En appel incident, Paramount, Paramount Leasing, Paramount Wholesale, Fakih Group Inc., Mohamad Fakih et Mme Graham ont allégué ce qui suit :
- le juge de première instance a commis une erreur en concluant que les exemptions de divulgation prévues au paragraphe 5(7) de la Loi Arthur Wishartne s’appliquaient pas aux obligations de divulgation envers Premium Host;
- le juge de première instance a commis une erreur en concluant que la résiliation d’un contrat de franchisage au motif que le franchisé l’avait violé n’empêchait pas le franchisé de le résoudre;
- le juge de première instance a commis une erreur en concluant que l’omission d’états financiers concernant une franchise appelée « emplacement Heartland » était un fait important donnant à Premium Host le droit de bénéficier de l’indemnité prévue par la loi;
- le juge de première instance a commis une erreur en concluant que Holly Graham et Paramount Leasing étaient, à l’égard du franchiseur, des personnes qui ont un lien.
La Cour a rejeté chacune de ces allégations.
Si vous avez des questions sur cette affaire ou sur son incidence sur la divulgation relative à vos franchises ou sur vos processus contractuels, veuillez communiquer avec un membre du groupe Franchisage d’Osler.
[1] Banque Royale du Canada v.

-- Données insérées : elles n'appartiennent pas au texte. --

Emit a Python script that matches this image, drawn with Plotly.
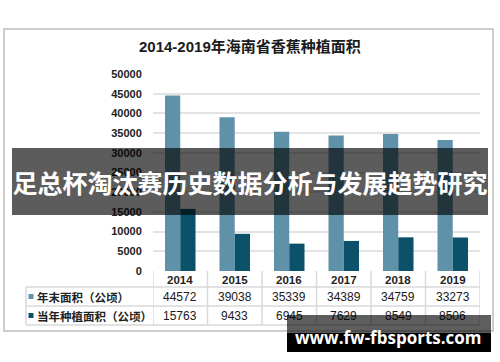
import plotly.graph_objects as go

# ---- data ----
years = ['2014', '2015', '2016', '2017', '2018', '2019']
year_end_area = [44572, 39038, 35339, 34389, 34759, 33273]
planted_area = [15763, 9433, 6945, 7629, 8549, 8506]
series_names = ['年末面积（公顷）', '当年种植面积（公顷）']
y_ticks = [0, 5000, 10000, 15000, 20000, 25000, 30000, 35000, 40000, 45000, 50000]
title_text = '2014-2019年海南省香蕉种植面积'
banner_text = '足总杯淘汰赛历史数据分析与发展趋势研究'
watermark_text = 'www.fw-fbsports.com'

# ---- layout helpers ----
W, H = 500, 362
L, R, T, B = 153, 20, 74, 91
PW, PH = W - L - R, H - T - B


def px(x):
    return (x - L) / PW


def py(y):
    return (H - B - y) / PH


FONT = 'Liberation Sans, Arial, Noto Sans CJK SC, sans-serif'
CJK = 'Noto Sans CJK SC, Liberation Sans, sans-serif'
TXT = '#222222'
LINE = '#d9d9d9'
colors = ['#5f92a9', '#0b5169']
series_vals = [year_end_area, planted_area]

fig = go.Figure()
for name, vals, c in zip(series_names, series_vals, colors):
    fig.add_bar(x=years, y=vals, name=name, marker_color=c, marker_line_width=0)

fig.update_layout(
    width=W, height=H,
    margin=dict(l=L, r=R, t=T, b=B, autoexpand=False),
    barmode='group', bargap=0.44, bargroupgap=0,
    showlegend=False,
    plot_bgcolor='white', paper_bgcolor='white',
)
fig.update_xaxes(type='category', showticklabels=False, showgrid=False,
                 zeroline=False, showline=False, range=[-0.5, 5.5])
fig.update_yaxes(range=[0, 50000], tickvals=y_ticks,
                 ticktext=[f'<b>{v}</b>' for v in y_ticks],
                 gridcolor='#e3e3e3', gridwidth=1.5, zeroline=False, showline=False,
                 ticks='outside', ticklen=8, tickcolor='rgba(0,0,0,0)',
                 tickfont=dict(family=FONT, size=11, color=TXT))

shapes = []
# outer chart border
shapes.append(dict(type='rect', xref='paper', yref='paper',
                   x0=px(4), x1=px(493), y0=py(29), y1=py(331),
                   line=dict(color='#bdbdbd', width=1.5), fillcolor='rgba(0,0,0,0)'))
# table horizontal lines
for yy in [287, 306, 325]:
    shapes.append(dict(type='line', xref='paper', yref='paper',
                       x0=px(26), x1=1, y0=py(yy), y1=py(yy),
                       line=dict(color=LINE, width=1.5)))
# table vertical lines
for i in range(len(years) + 1):
    shapes.append(dict(type='line', xref='x', yref='paper',
                       x0=i - 0.5, x1=i - 0.5, y0=py(271), y1=py(325),
                       line=dict(color=LINE, width=1.5)))
shapes.append(dict(type='line', xref='paper', yref='paper',
                   x0=px(26), x1=px(26), y0=py(287), y1=py(325),
                   line=dict(color=LINE, width=1.5)))

row_centers = [296.5, 315.5]
for yc, c in zip(row_centers, colors):
    shapes.append(dict(type='rect', xref='paper', yref='paper',
                       x0=px(28.5), x1=px(33.5), y0=py(yc - 2.5), y1=py(yc + 2.5),
                       line=dict(width=0), fillcolor=c))

ann = []
# title
ann.append(dict(text=f'<b>{title_text}</b>', xref='paper', yref='paper',
                x=px(250), y=py(47), xanchor='center', yanchor='middle',
                showarrow=False, font=dict(family=FONT, size=15, color='#1a1a1a')))
# year header row
for i, yr in enumerate(years):
    ann.append(dict(text=f'<b>{yr}</b>', xref='x', yref='paper', x=i, y=py(279.5),
                    xanchor='center', yanchor='middle', showarrow=False,
                    font=dict(family=FONT, size=11.5, color=TXT)))
# value rows + row labels
for name, vals, yc in zip(series_names, series_vals, row_centers):
    ann.append(dict(text=f'<b>{name}</b>', xref='paper', yref='paper', x=px(34.5), y=py(yc),
                    xanchor='left', yanchor='middle', showarrow=False,
                    font=dict(family=CJK, size=11.5, color=TXT)))
    for i, v in enumerate(vals):
        ann.append(dict(text=f'{v}', xref='x', yref='paper', x=i, y=py(yc),
                        xanchor='center', yanchor='middle', showarrow=False,
                        font=dict(family=FONT, size=12, color='#1a1a1a')))

# banner overlay
ann.append(dict(text=f'<b>{banner_text}</b>', xref='paper', yref='paper',
                x=px(12), y=py(148), xanchor='left', yanchor='top',
                width=476, height=67, bgcolor='rgba(0,0,0,0.64)',
                borderpad=0, borderwidth=0, showarrow=False,
                font=dict(family=CJK, size=25, color='white')))
# watermark boxes
ann.append(dict(text=' ', xref='paper', yref='paper', x=px(287), y=py(315),
                xanchor='left', yanchor='top', width=204, height=18,
                bgcolor='rgba(0,0,0,0.63)', borderpad=0, borderwidth=0, showarrow=False))
ann.append(dict(text=' ', xref='paper', yref='paper', x=px(287), y=py(333),
                xanchor='left', yanchor='top', width=204, height=19,
                bgcolor='black', borderpad=0, borderwidth=0, showarrow=False))
ann.append(dict(text=f'<b>{watermark_text}</b>', xref='paper', yref='paper',
                x=px(388), y=py(337), xanchor='center', yanchor='middle', showarrow=False,
                font=dict(family='Open Sans, DejaVu Sans, sans-serif', size=17, color='white')))

fig.update_layout(shapes=shapes, annotations=ann)
fig.write_html('out.html', config={'displayModeBar': False},
               post_script="document.body.style.margin='0px';")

Everest Group Inc., 2024 ONCA 577.
[2] Loi Arthur Wishart de 2000 sur la divulgation relative aux franchises, L. O. 2000, chap. 3 (la « Loi Arthur Wishart »).
[3] Premium Host Inc. v. Paramount Franchise Group, 2023 ONSC 1507 (« 2023 ONSC 1507 »).

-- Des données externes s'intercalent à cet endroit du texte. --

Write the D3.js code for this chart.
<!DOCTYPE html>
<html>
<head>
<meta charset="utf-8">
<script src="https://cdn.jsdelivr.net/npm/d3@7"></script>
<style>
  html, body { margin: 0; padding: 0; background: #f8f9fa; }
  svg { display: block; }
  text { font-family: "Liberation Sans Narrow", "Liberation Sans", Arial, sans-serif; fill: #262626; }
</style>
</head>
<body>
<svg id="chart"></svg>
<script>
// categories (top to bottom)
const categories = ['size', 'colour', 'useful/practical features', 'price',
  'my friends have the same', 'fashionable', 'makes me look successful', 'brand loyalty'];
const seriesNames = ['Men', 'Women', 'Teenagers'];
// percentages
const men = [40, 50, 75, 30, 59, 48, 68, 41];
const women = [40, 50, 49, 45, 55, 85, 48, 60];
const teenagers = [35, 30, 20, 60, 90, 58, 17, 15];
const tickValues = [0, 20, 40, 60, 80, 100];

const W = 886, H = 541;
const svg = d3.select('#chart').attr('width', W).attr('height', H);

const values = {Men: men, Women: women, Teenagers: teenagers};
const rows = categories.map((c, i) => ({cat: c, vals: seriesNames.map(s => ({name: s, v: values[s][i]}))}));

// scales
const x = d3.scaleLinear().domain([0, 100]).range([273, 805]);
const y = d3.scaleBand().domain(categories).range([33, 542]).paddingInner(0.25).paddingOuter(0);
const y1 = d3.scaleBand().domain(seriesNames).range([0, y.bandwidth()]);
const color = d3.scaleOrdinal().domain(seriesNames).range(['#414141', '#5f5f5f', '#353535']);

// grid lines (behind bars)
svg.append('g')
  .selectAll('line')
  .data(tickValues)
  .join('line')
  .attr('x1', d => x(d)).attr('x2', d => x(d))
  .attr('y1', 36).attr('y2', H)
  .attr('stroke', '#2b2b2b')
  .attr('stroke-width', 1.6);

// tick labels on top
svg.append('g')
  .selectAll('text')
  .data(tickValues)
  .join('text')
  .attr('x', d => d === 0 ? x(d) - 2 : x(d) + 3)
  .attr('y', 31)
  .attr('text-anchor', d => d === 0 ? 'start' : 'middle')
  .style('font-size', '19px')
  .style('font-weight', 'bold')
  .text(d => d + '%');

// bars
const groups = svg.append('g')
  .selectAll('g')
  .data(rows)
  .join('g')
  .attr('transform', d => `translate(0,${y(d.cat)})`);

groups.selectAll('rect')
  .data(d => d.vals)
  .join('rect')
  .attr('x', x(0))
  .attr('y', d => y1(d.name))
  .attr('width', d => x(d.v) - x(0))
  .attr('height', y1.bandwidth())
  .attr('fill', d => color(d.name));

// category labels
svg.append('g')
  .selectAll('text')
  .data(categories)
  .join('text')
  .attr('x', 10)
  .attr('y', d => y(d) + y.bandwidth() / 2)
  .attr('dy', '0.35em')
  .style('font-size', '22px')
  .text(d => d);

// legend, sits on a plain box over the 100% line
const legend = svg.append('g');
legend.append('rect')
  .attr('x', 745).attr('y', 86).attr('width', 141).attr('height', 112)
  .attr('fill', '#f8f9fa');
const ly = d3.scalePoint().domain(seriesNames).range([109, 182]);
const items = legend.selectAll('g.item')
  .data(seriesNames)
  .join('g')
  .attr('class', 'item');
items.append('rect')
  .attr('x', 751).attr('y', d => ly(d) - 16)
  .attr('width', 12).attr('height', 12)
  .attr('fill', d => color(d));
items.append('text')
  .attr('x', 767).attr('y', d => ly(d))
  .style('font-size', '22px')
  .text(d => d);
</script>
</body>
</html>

[4] Les actions à l’encontre de M. Gagnon ont été abandonnées, et celui-ci n’a pas témoigné au procès. Voir 2023 ONSC 1507, paragraphe 39.
[5] 2023 ONSC 1507, paragraphes 418, 421.
[6] 2023 ONSC 1507, paragraphes 334, 342 et 352.
[7] 2023 ONSC 1507, paragraphes 360, 361.
[8] 2023 ONSC 1507, paragraphe 426.
[9] 2023 ONSC 1507, paragraphes 434, 435.
[10] 2023 ONSC 1507, paragraphe 459.